■ **Work to do**:
Omit all images. Write out the rest of the material exactly.

■ **Available data**:
==========
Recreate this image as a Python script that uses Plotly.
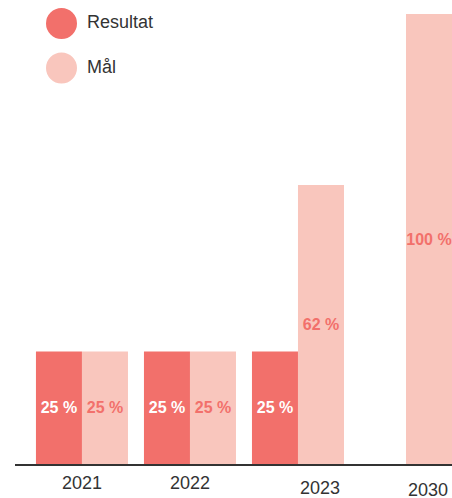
"""
Resultat vs Mål - grouped bar chart
"""

import plotly.graph_objects as go

# Data
years = ["2021", "2022", "2023", "2030"]
resultat = [25, 25, 25, None]
maal = [25, 25, 62, 100]
series_names = ["Resultat", "Mål"]

# Styling
RED = "#F2706B"
PINK = "#F9C6BD"
TEXT = "#333333"
FONT = "Liberation Sans, Arial, sans-serif"

# plot area in pixels (452x498 window)
W, H = 452, 498
L, R, T, B = 15, 0, 14, 34
pw, ph = W - L - R, H - T - B


def px_x(x):
    return (x - L) / pw


def px_y(y):
    return (H - B - y) / ph


def pct(vals):
    return [f"{v} %" if v is not None else "" for v in vals]


fig = go.Figure()
fig.add_trace(go.Bar(
    x=years, y=resultat, name=series_names[0],
    marker=dict(color=RED, line=dict(width=0)),
    text=pct(resultat), textposition="inside", insidetextanchor="middle",
    constraintext="none", textangle=0,
    textfont=dict(family=FONT, size=16, color="white", weight="bold"),
    hoverinfo="skip",
))
fig.add_trace(go.Bar(
    x=years, y=maal, name=series_names[1],
    marker=dict(color=PINK, line=dict(width=0)),
    text=pct(maal), textposition="inside", insidetextanchor="middle",
    constraintext="none", textangle=0,
    textfont=dict(family=FONT, size=16, color=RED, weight="bold"),
    hoverinfo="skip",
))

# custom legend: big circles + labels
legend_rows = [(23.5, RED), (68, PINK)]
for (cy, col), name in zip(legend_rows, series_names):
    fig.add_shape(type="circle", xref="paper", yref="paper",
                  xsizemode="pixel", ysizemode="pixel",
                  xanchor=px_x(61.5), yanchor=px_y(cy),
                  x0=-15.5, x1=15.5, y0=-15.5, y1=15.5,
                  fillcolor=col, line=dict(width=0))
    fig.add_annotation(text=name, xref="paper", yref="paper",
                       x=px_x(85), y=px_y(cy - 1), xanchor="left", yanchor="middle",
                       showarrow=False, font=dict(family=FONT, size=18, color=TEXT))

# year labels (slightly staggered as in the original)
# category axis -> annotations use the category index
label_offsets = [(0, "center", 19), (0, "center", 19), (0, "left", 24), (0, "left", 26)]
for i, (yr, (dx, anchor, dy)) in enumerate(zip(years, label_offsets)):
    fig.add_annotation(text=yr, x=i, y=0, xref="x", yref="y",
                       xanchor=anchor, yanchor="middle", yshift=-dy, xshift=dx,
                       showarrow=False, font=dict(family=FONT, size=18, color=TEXT))

fig.update_layout(
    width=W, height=H,
    margin=dict(l=L, r=R, t=T, b=B),
    barmode="group", bargap=0.148, bargroupgap=0,
    showlegend=False,
    plot_bgcolor="white", paper_bgcolor="white",
)
fig.update_xaxes(type="category", range=[-0.62, 3.426], showticklabels=False,
                 showgrid=False, zeroline=False, ticks="",
                 showline=True, linecolor=TEXT, linewidth=2)
fig.update_yaxes(range=[0, 100], visible=False, showgrid=False, zeroline=False)

# drop the default page margin so the chart sits at the window origin
fig.write_html("out.html", config={"displayModeBar": False},
               post_script="document.body.style.margin='0';")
==========
■ **Solution for this problem**:
Recreate this image as a Python script that uses Plotly.
"""
Resultat vs Mål - grouped bar chart
"""

import plotly.graph_objects as go

# Data
years = ["2021", "2022", "2023", "2030"]
resultat = [25, 25, 25, None]
maal = [25, 25, 62, 100]
series_names = ["Resultat", "Mål"]

# Styling
RED = "#F2706B"
PINK = "#F9C6BD"
TEXT = "#333333"
FONT = "Liberation Sans, Arial, sans-serif"

# plot area in pixels (452x498 window)
W, H = 452, 498
L, R, T, B = 15, 0, 14, 34
pw, ph = W - L - R, H - T - B


def px_x(x):
    return (x - L) / pw


def px_y(y):
    return (H - B - y) / ph


def pct(vals):
    return [f"{v} %" if v is not None else "" for v in vals]


fig = go.Figure()
fig.add_trace(go.Bar(
    x=years, y=resultat, name=series_names[0],
    marker=dict(color=RED, line=dict(width=0)),
    text=pct(resultat), textposition="inside", insidetextanchor="middle",
    constraintext="none", textangle=0,
    textfont=dict(family=FONT, size=16, color="white", weight="bold"),
    hoverinfo="skip",
))
fig.add_trace(go.Bar(
    x=years, y=maal, name=series_names[1],
    marker=dict(color=PINK, line=dict(width=0)),
    text=pct(maal), textposition="inside", insidetextanchor="middle",
    constraintext="none", textangle=0,
    textfont=dict(family=FONT, size=16, color=RED, weight="bold"),
    hoverinfo="skip",
))

# custom legend: big circles + labels
legend_rows = [(23.5, RED), (68, PINK)]
for (cy, col), name in zip(legend_rows, series_names):
    fig.add_shape(type="circle", xref="paper", yref="paper",
                  xsizemode="pixel", ysizemode="pixel",
                  xanchor=px_x(61.5), yanchor=px_y(cy),
                  x0=-15.5, x1=15.5, y0=-15.5, y1=15.5,
                  fillcolor=col, line=dict(width=0))
    fig.add_annotation(text=name, xref="paper", yref="paper",
                       x=px_x(85), y=px_y(cy - 1), xanchor="left", yanchor="middle",
                       showarrow=False, font=dict(family=FONT, size=18, color=TEXT))

# year labels (slightly staggered as in the original)
# category axis -> annotations use the category index
label_offsets = [(0, "center", 19), (0, "center", 19), (0, "left", 24), (0, "left", 26)]
for i, (yr, (dx, anchor, dy)) in enumerate(zip(years, label_offsets)):
    fig.add_annotation(text=yr, x=i, y=0, xref="x", yref="y",
                       xanchor=anchor, yanchor="middle", yshift=-dy, xshift=dx,
                       showarrow=False, font=dict(family=FONT, size=18, color=TEXT))

fig.update_layout(
    width=W, height=H,
    margin=dict(l=L, r=R, t=T, b=B),
    barmode="group", bargap=0.148, bargroupgap=0,
    showlegend=False,
    plot_bgcolor="white", paper_bgcolor="white",
)
fig.update_xaxes(type="category", range=[-0.62, 3.426], showticklabels=False,
                 showgrid=False, zeroline=False, ticks="",
                 showline=True, linecolor=TEXT, linewidth=2)
fig.update_yaxes(range=[0, 100], visible=False, showgrid=False, zeroline=False)

# drop the default page margin so the chart sits at the window origin
fig.write_html("out.html", config={"displayModeBar": False},
               post_script="document.body.style.margin='0';")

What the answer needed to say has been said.